### Exercise requirements:
Copy each of the entries below faithfully, setting aside any pictures.

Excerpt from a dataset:
===
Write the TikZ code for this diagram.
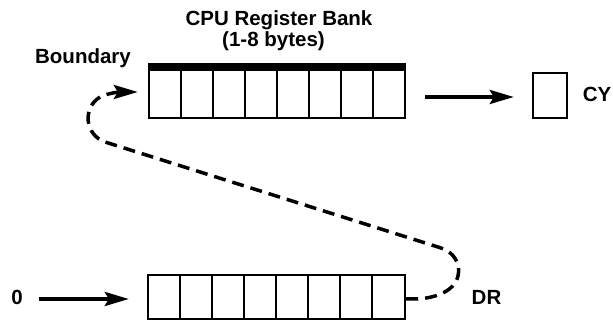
\documentclass[tikz,border=0pt]{standalone}
\usepackage{fontspec}
\setmainfont{Liberation Sans}
\usetikzlibrary{arrows.meta}
\begin{document}
\begin{tikzpicture}[x=1pt,y=-1pt,
  lbl/.style={font=\fontsize{20.5}{20.5}\selectfont\bfseries, inner sep=0pt, anchor=base},
  reg/.style={draw, line width=2.4pt, inner sep=0pt},
  divider/.style={line width=2pt},
  arr/.style={line width=3.5pt, -{Stealth[length=24pt,width=14pt,inset=4pt]}},
  dsh/.style={line width=3.5pt, dash pattern=on 12pt off 7pt,
              -{Stealth[length=24pt,width=14pt,inset=4pt]}}]
\useasboundingbox (0,0) rectangle (613,320);

% top register
\node[reg, minimum width=256pt, minimum height=54pt] (top) at (277,91) {};
\fill (top.north west) rectangle ([yshift=-8pt]top.north east);
\foreach \i in {1,...,7} \draw[divider] (149+32*\i,64) -- (149+32*\i,118);

% bottom register
\node[reg, minimum width=257pt, minimum height=44pt] (bot) at (276.5,297) {};
\foreach \i in {1,...,7} \draw[divider] (148+32*\i,275) -- (148+32*\i,319);

% carry box
\node[reg, minimum width=34pt, minimum height=45pt] (cy) at (550,95.5) {};

% labels
\node[lbl] (t1) at (279,26) {CPU Register Bank};
\node[lbl] (t2) at (273.5,47) {(1-8 bytes)};
\node[lbl] (bd) at (83,64) {Boundary};
\node[lbl] (cyl) at (597,102) {CY};
\node[lbl] (zero) at (17,305) {0};
\node[lbl] (dr) at (486.5,305) {DR};

% arrows
\draw[arr, shorten <=19pt, shorten >=18pt] (top.east |- 0,97) -- (cy.west |- 0,97);
\draw[arr, shorten <=16pt, shorten >=18pt] (zero.east |- 0,299) -- (bot.west |- 0,299);

% dashed shift path
\draw[dsh, shorten >=10pt] (bot.east |- 0,299) -- (418,299)
  .. controls (445,297) and (462,285) .. (458,265)
  .. controls (455,255) and (448,250) .. (438,247)
  -- (105,142)
  .. controls (85,135) and (82,108) .. (100,97)
  .. controls (108,93) and (120,92) .. (top.west |- 0,92);
\end{tikzpicture}
\end{document}
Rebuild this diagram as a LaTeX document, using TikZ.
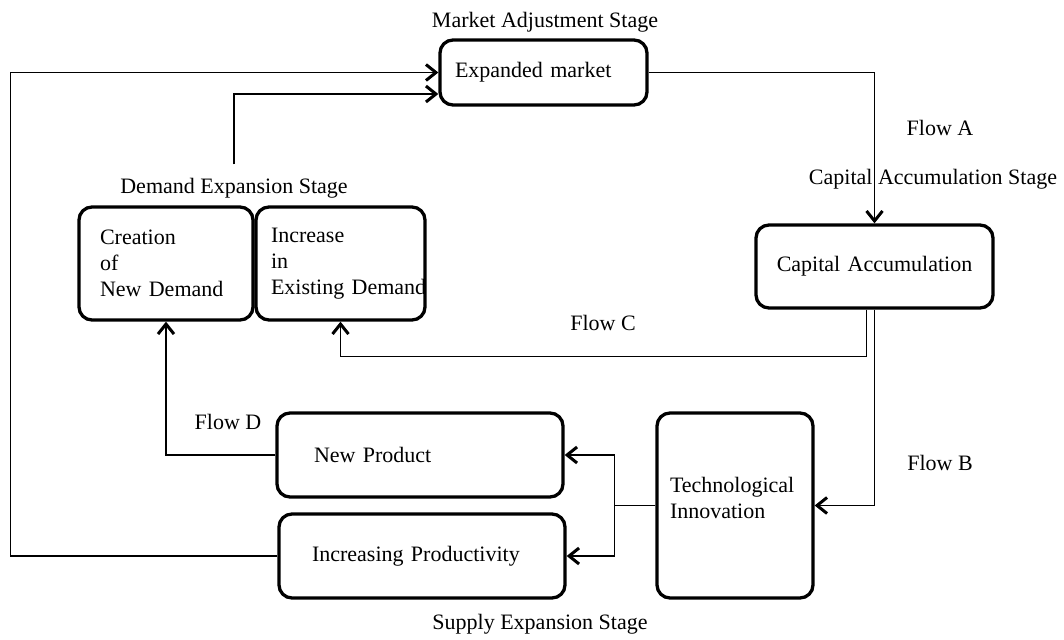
\documentclass[tikz,border=0pt]{standalone}
\usepackage{fontspec}
\setmainfont{Liberation Serif}
\usetikzlibrary{arrows.meta}
\begin{document}
\begin{tikzpicture}[x=1pt, y=-1pt, every node/.style = {align=left, font=\fontsize{22}{26}\selectfont}, >={Straight Barb[length=10pt,width=16pt,line width=3pt]}]
	\tikzstyle{box}=[draw, rounded corners=13pt, line width=3.3pt, inner ysep=0pt]
	\tikzstyle{flow}=[->, line width=1.4pt]
	\useasboundingbox (0,0) rectangle (1064,639);
	\node[box, minimum height=65pt, text width=177pt, inner xsep=15pt] (market) at (543.5,72.5) {Expanded market};
	\node[box, minimum height=83pt, text width=207pt, inner xsep=15pt, align=center] (cap) at (874.5,266.5) {Capital Accumulation};
	\node[box, minimum height=113pt, text width=132pt, inner xsep=21pt] (create) at (166,263.5) {Creation\\of\\New Demand};
	\node[box, minimum height=113pt, text width=139pt, inner xsep=15pt] (incr) at (340.5,263.5) {Increase\\in\\\mbox{Existing Demand}};
	\node[box, minimum height=185pt, text width=130pt, inner xsep=13pt] (tech) at (735,505.5) {Technological\\Innovation\\[-10pt]\mbox{}};
	\node[box, minimum height=84pt, text width=212pt, inner xsep=37pt] (newp) at (420,455) {New Product};
	\node[box, minimum height=84pt, text width=220pt, inner xsep=33pt] (prod) at (422,556) {Increasing Productivity};
	\node (mstage) at (545,22) {Market Adjustment Stage};
	\node (cstage) at (933,179) {Capital Accumulation Stage};
	\node (dstage) at (234,188) {Demand Expansion Stage};
	\node (sstage) at (540,624) {Supply Expansion Stage};
	\node (flowa) at (940,128) {Flow A};
	\node (flowb) at (940,463) {Flow B};
	\node (flowc) at (603,323) {Flow C};
	\node (flowd) at (228,422) {Flow D};
	\draw[flow] (market.east) -| (cap.north);
	\draw[flow] (cap.south) |- (tech.east);
	\draw[flow] ([xshift=-8pt]cap.south) -- ++(0,47) -| (incr.south);
	\draw[flow] (tech.west) -- ++(-41,0) |- (newp.east);
	\draw[flow] (tech.west) -- ++(-41,0) |- (prod.east);
	\draw[flow] (newp.west) -| (create.south);
	\draw[flow] (prod.west) -- ++(-267,0) |- (market.west);
	\draw[flow] ([yshift=10pt]dstage.north) |- ([yshift=-21.5pt]market.west);
\end{tikzpicture}
\end{document}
===
### Final result:
Write the TikZ code for this diagram.
\documentclass[tikz,border=0pt]{standalone}
\usepackage{fontspec}
\setmainfont{Liberation Sans}
\usetikzlibrary{arrows.meta}
\begin{document}
\begin{tikzpicture}[x=1pt,y=-1pt,
  lbl/.style={font=\fontsize{20.5}{20.5}\selectfont\bfseries, inner sep=0pt, anchor=base},
  reg/.style={draw, line width=2.4pt, inner sep=0pt},
  divider/.style={line width=2pt},
  arr/.style={line width=3.5pt, -{Stealth[length=24pt,width=14pt,inset=4pt]}},
  dsh/.style={line width=3.5pt, dash pattern=on 12pt off 7pt,
              -{Stealth[length=24pt,width=14pt,inset=4pt]}}]
\useasboundingbox (0,0) rectangle (613,320);

% top register
\node[reg, minimum width=256pt, minimum height=54pt] (top) at (277,91) {};
\fill (top.north west) rectangle ([yshift=-8pt]top.north east);
\foreach \i in {1,...,7} \draw[divider] (149+32*\i,64) -- (149+32*\i,118);

% bottom register
\node[reg, minimum width=257pt, minimum height=44pt] (bot) at (276.5,297) {};
\foreach \i in {1,...,7} \draw[divider] (148+32*\i,275) -- (148+32*\i,319);

% carry box
\node[reg, minimum width=34pt, minimum height=45pt] (cy) at (550,95.5) {};

% labels
\node[lbl] (t1) at (279,26) {CPU Register Bank};
\node[lbl] (t2) at (273.5,47) {(1-8 bytes)};
\node[lbl] (bd) at (83,64) {Boundary};
\node[lbl] (cyl) at (597,102) {CY};
\node[lbl] (zero) at (17,305) {0};
\node[lbl] (dr) at (486.5,305) {DR};

% arrows
\draw[arr, shorten <=19pt, shorten >=18pt] (top.east |- 0,97) -- (cy.west |- 0,97);
\draw[arr, shorten <=16pt, shorten >=18pt] (zero.east |- 0,299) -- (bot.west |- 0,299);

% dashed shift path
\draw[dsh, shorten >=10pt] (bot.east |- 0,299) -- (418,299)
  .. controls (445,297) and (462,285) .. (458,265)
  .. controls (455,255) and (448,250) .. (438,247)
  -- (105,142)
  .. controls (85,135) and (82,108) .. (100,97)
  .. controls (108,93) and (120,92) .. (top.west |- 0,92);
\end{tikzpicture}
\end{document}
Rebuild this diagram as a LaTeX document, using TikZ.
\documentclass[tikz,border=0pt]{standalone}
\usepackage{fontspec}
\setmainfont{Liberation Serif}
\usetikzlibrary{arrows.meta}
\begin{document}
\begin{tikzpicture}[x=1pt, y=-1pt, every node/.style = {align=left, font=\fontsize{22}{26}\selectfont}, >={Straight Barb[length=10pt,width=16pt,line width=3pt]}]
	\tikzstyle{box}=[draw, rounded corners=13pt, line width=3.3pt, inner ysep=0pt]
	\tikzstyle{flow}=[->, line width=1.4pt]
	\useasboundingbox (0,0) rectangle (1064,639);
	\node[box, minimum height=65pt, text width=177pt, inner xsep=15pt] (market) at (543.5,72.5) {Expanded market};
	\node[box, minimum height=83pt, text width=207pt, inner xsep=15pt, align=center] (cap) at (874.5,266.5) {Capital Accumulation};
	\node[box, minimum height=113pt, text width=132pt, inner xsep=21pt] (create) at (166,263.5) {Creation\\of\\New Demand};
	\node[box, minimum height=113pt, text width=139pt, inner xsep=15pt] (incr) at (340.5,263.5) {Increase\\in\\\mbox{Existing Demand}};
	\node[box, minimum height=185pt, text width=130pt, inner xsep=13pt] (tech) at (735,505.5) {Technological\\Innovation\\[-10pt]\mbox{}};
	\node[box, minimum height=84pt, text width=212pt, inner xsep=37pt] (newp) at (420,455) {New Product};
	\node[box, minimum height=84pt, text width=220pt, inner xsep=33pt] (prod) at (422,556) {Increasing Productivity};
	\node (mstage) at (545,22) {Market Adjustment Stage};
	\node (cstage) at (933,179) {Capital Accumulation Stage};
	\node (dstage) at (234,188) {Demand Expansion Stage};
	\node (sstage) at (540,624) {Supply Expansion Stage};
	\node (flowa) at (940,128) {Flow A};
	\node (flowb) at (940,463) {Flow B};
	\node (flowc) at (603,323) {Flow C};
	\node (flowd) at (228,422) {Flow D};
	\draw[flow] (market.east) -| (cap.north);
	\draw[flow] (cap.south) |- (tech.east);
	\draw[flow] ([xshift=-8pt]cap.south) -- ++(0,47) -| (incr.south);
	\draw[flow] (tech.west) -- ++(-41,0) |- (newp.east);
	\draw[flow] (tech.west) -- ++(-41,0) |- (prod.east);
	\draw[flow] (newp.west) -| (create.south);
	\draw[flow] (prod.west) -- ++(-267,0) |- (market.west);
	\draw[flow] ([yshift=10pt]dstage.north) |- ([yshift=-21.5pt]market.west);
\end{tikzpicture}
\end{document}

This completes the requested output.